Washington Post hack columnist alert

Eugene Robinson, hands down the worst Washington Post columnist, devotes today’s offering to what he asserts is a lack of credibility on the part of several figures associated with the Bush administration. One of Robinson’s targets is Paul Wolfowitz. He accuses the World Bank head of corruption in connection with dictating the terms of an agreement under which his girlfriend was detailed to the State Department with a generous pay raise. Robinson states that “Wolfowitz first gave the impression that he recused himself from involvement in the deal when, in fact, he was right in the middle of it.”
But according this account in the Wall Street Journal, which is based of a review 109 pages of relevant documents, Wolfowitz did recuse himself from all personnel matters involving his girlfriend at the World Bank. However, “ethics” officials at the Bank decided that the woman, Shaha Riza, would have to leave her job there due to her relationship with Wolfowitz. The same officials instructed Wolfowitz to provide Riza, who was slated for a promotion at the World Bank, with a pay raise that would offset the damage to her career caused by her ouster. Wolfowitz complied. The Bank’s ethics czar subsequently told Wolfowitz that his resolution of the matter was satisfactory.
Robinson omits all of these facts.
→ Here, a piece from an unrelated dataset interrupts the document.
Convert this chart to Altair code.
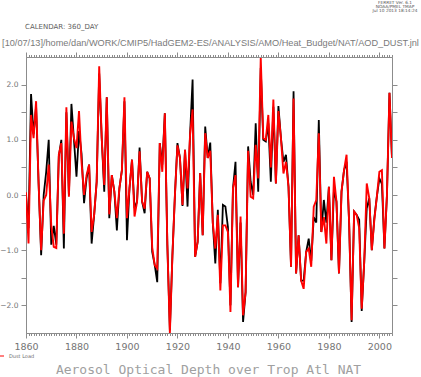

It is therefore Robinson who lacks credibility.
Robinson also goes after Alberto Gonzales. In an op-ed piece on Sunday, Gonzales wrote, “To my knowledge, I did not make decisions about who should or should not be asked to resign.” Robinson asks, “Is Gonzales in the habit of making decisions without his own knowledge? Does he have multiple-personality issues?” (the emphasis is Robinson’s).
I hesitate to put words in Gonzales’ mouth (though someone probably should), but it seems clear enough that Gonzales meant that, to the best of his recollection, he didn’t make any decisions about which prosecutors to terminate or retain. One’s present knowledge can only extend as far as one’s present memory, so Gonzales’s statment, though characteristically inarticulate, is not incoherent. But Robinson cannot resist the cheap shot.
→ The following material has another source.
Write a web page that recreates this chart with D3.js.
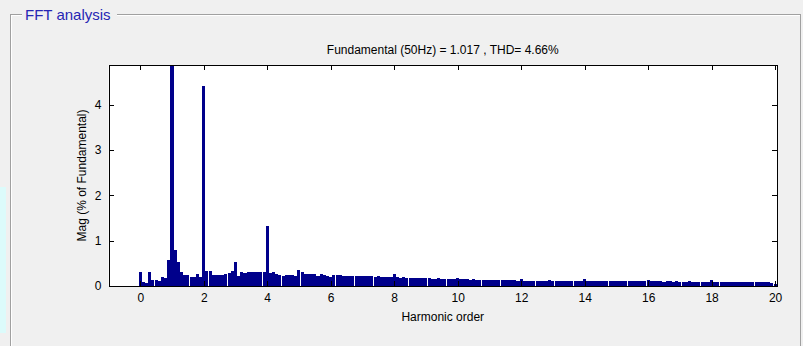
<!DOCTYPE html>
<html>
<head>
<meta charset="utf-8">
<script src="https://cdn.jsdelivr.net/npm/d3@7"></script>
<style>
  body { margin: 0; background: #f0f0f0; }
  svg { display: block; }
  .tick text { font-family: "Liberation Sans", Arial, sans-serif; font-size: 12px; fill: #000; }
</style>
</head>
<body>
<div id="chart"></div>
<script>
// FFT spectrum, one bin every 0.1 harmonic order (5 Hz at 50 Hz fundamental)
var binStep = 0.1;

// magnitude in % of fundamental, rows = harmonic 0..20
var magnitude = [
  0.30, 0.09, 0.06, 0.30, 0.13, 0.14, 0.11, 0.20, 0.17, 0.58,
  100,  0.80, 0.53, 0.30, 0.25, 0.25, 0.20, 0.20, 0.27, 0.20,
  4.42, 0.33, 0.33, 0.25, 0.25, 0.25, 0.25, 0.26, 0.28, 0.33,
  0.53, 0.23, 0.30, 0.28, 0.32, 0.31, 0.30, 0.30, 0.30, 0.31,
  1.33, 0.28, 0.31, 0.26, 0.25, 0.23, 0.25, 0.25, 0.25, 0.22,
  0.36, 0.30, 0.27, 0.27, 0.26, 0.26, 0.23, 0.26, 0.25, 0.22,
  0.20, 0.24, 0.25, 0.25, 0.23, 0.23, 0.23, 0.22, 0.21, 0.21,
  0.21, 0.21, 0.21, 0.21, 0.20, 0.21, 0.20, 0.20, 0.20, 0.19,
  0.26, 0.19, 0.18, 0.19, 0.18, 0.18, 0.17, 0.18, 0.17, 0.17,
  0.17, 0.17, 0.16, 0.16, 0.17, 0.16, 0.15, 0.16, 0.15, 0.15,
  0.17, 0.15, 0.15, 0.15, 0.14, 0.15, 0.14, 0.14, 0.14, 0.14,
  0.14, 0.14, 0.13, 0.14, 0.13, 0.13, 0.13, 0.13, 0.13, 0.12,
  0.16, 0.12, 0.12, 0.12, 0.12, 0.12, 0.12, 0.11, 0.12, 0.13,
  0.12, 0.12, 0.11, 0.12, 0.11, 0.12, 0.11, 0.11, 0.11, 0.11,
  0.15, 0.11, 0.11, 0.11, 0.11, 0.11, 0.10, 0.11, 0.10, 0.11,
  0.10, 0.10, 0.10, 0.11, 0.10, 0.10, 0.10, 0.10, 0.10, 0.10,
  0.14, 0.10, 0.10, 0.10, 0.10, 0.09, 0.10, 0.10, 0.09, 0.10,
  0.09, 0.09, 0.09, 0.10, 0.09, 0.09, 0.09, 0.09, 0.09, 0.09,
  0.13, 0.09, 0.09, 0.09, 0.09, 0.09, 0.09, 0.08, 0.09, 0.09,
  0.08, 0.09, 0.08, 0.08, 0.08, 0.08, 0.08, 0.08, 0.08, 0.07,
  0.05
];

var xTicks = [0, 2, 4, 6, 8, 10, 12, 14, 16, 18, 20];
var yTicks = [0, 1, 2, 3, 4];
var xDomain = [-1, 20.06];
var yDomain = [0, 4.88];

var titleText = "Fundamental (50Hz) = 1.017 , THD= 4.66%";
var xLabel = "Harmonic order";
var yLabel = "Mag (% of Fundamental)";
var panelTitle = "FFT analysis";

var svgWidth = 803;
var svgHeight = 346;
var plot = { left: 108.5, right: 777, top: 65, bottom: 286 };

var svg = d3.select("#chart")
  .append("svg")
  .attr("width", svgWidth)
  .attr("height", svgHeight);

svg.append("rect")
  .attr("width", svgWidth)
  .attr("height", svgHeight)
  .attr("fill", "#f0f0f0");

// pale strip at the far left edge
svg.append("rect")
  .attr("x", 0).attr("y", 187)
  .attr("width", 6).attr("height", 146)
  .attr("fill", "#dcfbfb");

// group box around the panel
var box = svg.append("g").attr("fill", "none").attr("shape-rendering", "crispEdges");
box.append("path")
  .attr("d", "M10.5,346 V14.5 H22 M117,14.5 H800.5 V346")
  .attr("stroke", "#a0a0a0");
box.append("path")
  .attr("d", "M11.5,346 V15.5 H22 M117,15.5 H799.5")
  .attr("stroke", "#ffffff");

svg.append("text")
  .attr("x", 25)
  .attr("y", 20)
  .attr("font-family", "Liberation Sans, Arial, sans-serif")
  .attr("font-size", 15)
  .attr("fill", "#2626b4")
  .text(panelTitle);

var x = d3.scaleLinear().domain(xDomain).range([plot.left, plot.right]);
var y = d3.scaleLinear().domain(yDomain).range([plot.bottom, plot.top]);

svg.append("rect")
  .attr("x", plot.left).attr("y", plot.top)
  .attr("width", plot.right - plot.left)
  .attr("height", plot.bottom - plot.top)
  .attr("fill", "#ffffff");

svg.append("clipPath").attr("id", "plotClip")
  .append("rect")
  .attr("x", plot.left).attr("y", plot.top)
  .attr("width", plot.right - plot.left)
  .attr("height", plot.bottom - plot.top);

var barW = (x(binStep) - x(0)) * 0.96;

svg.append("g")
  .attr("clip-path", "url(#plotClip)")
  .attr("shape-rendering", "crispEdges")
  .selectAll("rect")
  .data(magnitude)
  .enter()
  .append("rect")
  .attr("x", (d, i) => x(i * binStep) - barW / 2)
  .attr("width", barW)
  .attr("y", d => y(Math.min(d, yDomain[1] + 1)))
  .attr("height", d => plot.bottom - y(Math.min(d, yDomain[1] + 1)))
  .attr("fill", "#00008b");

// axes with inward ticks on all four sides
var bottomAxis = d3.axisBottom(x).tickValues(xTicks).tickSizeInner(-5).tickSizeOuter(0).tickPadding(7).tickFormat(d3.format("d"));
var topAxis = d3.axisTop(x).tickValues(xTicks).tickSizeInner(-5).tickSizeOuter(0).tickFormat("");
var leftAxis = d3.axisLeft(y).tickValues(yTicks).tickSizeInner(-5).tickSizeOuter(0).tickPadding(7).tickFormat(d3.format("d"));
var rightAxis = d3.axisRight(y).tickValues(yTicks).tickSizeInner(-5).tickSizeOuter(0).tickFormat("");

svg.append("g").attr("transform", `translate(0, ${plot.bottom})`).call(bottomAxis);
svg.append("g").attr("transform", `translate(0, ${plot.top})`).call(topAxis);
svg.append("g").attr("transform", `translate(${plot.left}, 0)`).call(leftAxis);
svg.append("g").attr("transform", `translate(${plot.right}, 0)`).call(rightAxis);

svg.selectAll(".domain, .tick line").attr("stroke", "#000").attr("shape-rendering", "crispEdges");

svg.append("text")
  .attr("x", (plot.left + plot.right) / 2)
  .attr("y", 54)
  .attr("text-anchor", "middle")
  .attr("font-family", "Liberation Sans, Arial, sans-serif")
  .attr("font-size", 12)
  .text(titleText);

svg.append("text")
  .attr("x", (plot.left + plot.right) / 2)
  .attr("y", 321)
  .attr("text-anchor", "middle")
  .attr("font-family", "Liberation Sans, Arial, sans-serif")
  .attr("font-size", 12)
  .text(xLabel);

svg.append("text")
  .attr("transform", `translate(86, ${(plot.top + plot.bottom) / 2}) rotate(-90)`)
  .attr("text-anchor", "middle")
  .attr("font-family", "Liberation Sans, Arial, sans-serif")
  .attr("font-size", 12)
  .text(yLabel);
</script>
</body>
</html>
Richard Cohen, a credible candidate for worst Post columnist until Robinson got his sinecure, also attacks Gonzales by comparing him to Mike Nifong, the disgraced Duke prosecutor. Cohen’s argument is that both bowed to political pressure when it came to decisions about prosecutions.
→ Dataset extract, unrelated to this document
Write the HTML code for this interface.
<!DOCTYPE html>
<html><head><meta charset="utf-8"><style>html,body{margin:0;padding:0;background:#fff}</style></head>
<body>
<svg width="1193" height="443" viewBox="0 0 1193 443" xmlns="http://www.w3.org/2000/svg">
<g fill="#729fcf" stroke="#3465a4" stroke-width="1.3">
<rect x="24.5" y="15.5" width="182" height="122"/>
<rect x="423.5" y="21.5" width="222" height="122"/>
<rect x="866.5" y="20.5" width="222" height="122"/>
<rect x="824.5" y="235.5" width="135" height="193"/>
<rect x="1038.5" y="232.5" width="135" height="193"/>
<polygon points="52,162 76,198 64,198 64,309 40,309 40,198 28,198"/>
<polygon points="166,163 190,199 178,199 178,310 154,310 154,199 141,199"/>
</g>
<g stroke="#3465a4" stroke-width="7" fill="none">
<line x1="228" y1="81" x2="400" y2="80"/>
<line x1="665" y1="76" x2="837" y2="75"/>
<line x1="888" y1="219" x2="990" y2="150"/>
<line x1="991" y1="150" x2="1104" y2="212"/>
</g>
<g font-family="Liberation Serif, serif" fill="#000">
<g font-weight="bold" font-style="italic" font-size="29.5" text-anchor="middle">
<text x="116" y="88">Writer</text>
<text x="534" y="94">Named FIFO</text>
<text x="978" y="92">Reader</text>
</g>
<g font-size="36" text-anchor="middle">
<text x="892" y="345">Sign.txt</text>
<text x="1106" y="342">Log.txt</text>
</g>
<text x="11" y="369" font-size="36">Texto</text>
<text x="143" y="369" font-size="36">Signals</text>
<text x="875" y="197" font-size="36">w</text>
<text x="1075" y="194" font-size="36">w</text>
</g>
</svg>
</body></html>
The comparison is specious. Nifong ginned up a bogus prosecution, apparently to help his political career. Wrongful prosecution is a crime. Gonzales approved the removal of eight prosecutors, some of whom appear to have been recommended for removal because they weren’t serious enough about prosecuting certain crimes including (in one or two cases) voter fraud.
Cohen cites no evidence (and I’m aware of none) that anyone was fired for not conducting a prosecution that would have been wrongful. Instead Cohen simply asserts that “voter fraud is, like alligators in the New York sewers, an urban myth.” Thanks for clearing that up, Richard. Sorry for being naive enough to think that a political machine might try to steal an election.
Lacking evidence, Cohen resorts to sanctimony. He states, Gonzales’ “most solemn obligation was to the sanctity of the country’s criminal justice system, and to the belief (no matter how naive) that politics will not interfere.” But politics does not improperly interfere with the criminal justice system when an administration insists upon the enforcement of duly enacted laws such as those prohibiting voter fraud. To be sure, enforcement of such laws may aid candidates from the administration’s party. But if that were reason enough to eschew voter fraud prosecutions, voter fraud would often go unpunished.
But I forgot, voter fraud is an urban myth. Richard Cohen says so.
UPDATE: Eugene Robinson, by the way, is the guy who predicted that Duke University’s weasel of a president Richard Brodhead “may emerge. . .as a true hero” from the affair stemming from the rape allegations against members of the Duke lacrosse team. Robinson managed to find heroism in Brodhead’s premature claim that the case raised “concerns about the survival of the legacy of racism [and] about the deep structures of inequality in our society . . . and the attitudes of superiority those inequalities breed.”
As it turned out the case raised no such concerns, but did raise concerns about Brodhead’s unwillingness to support innocent members of the Duke community until far too late in the day.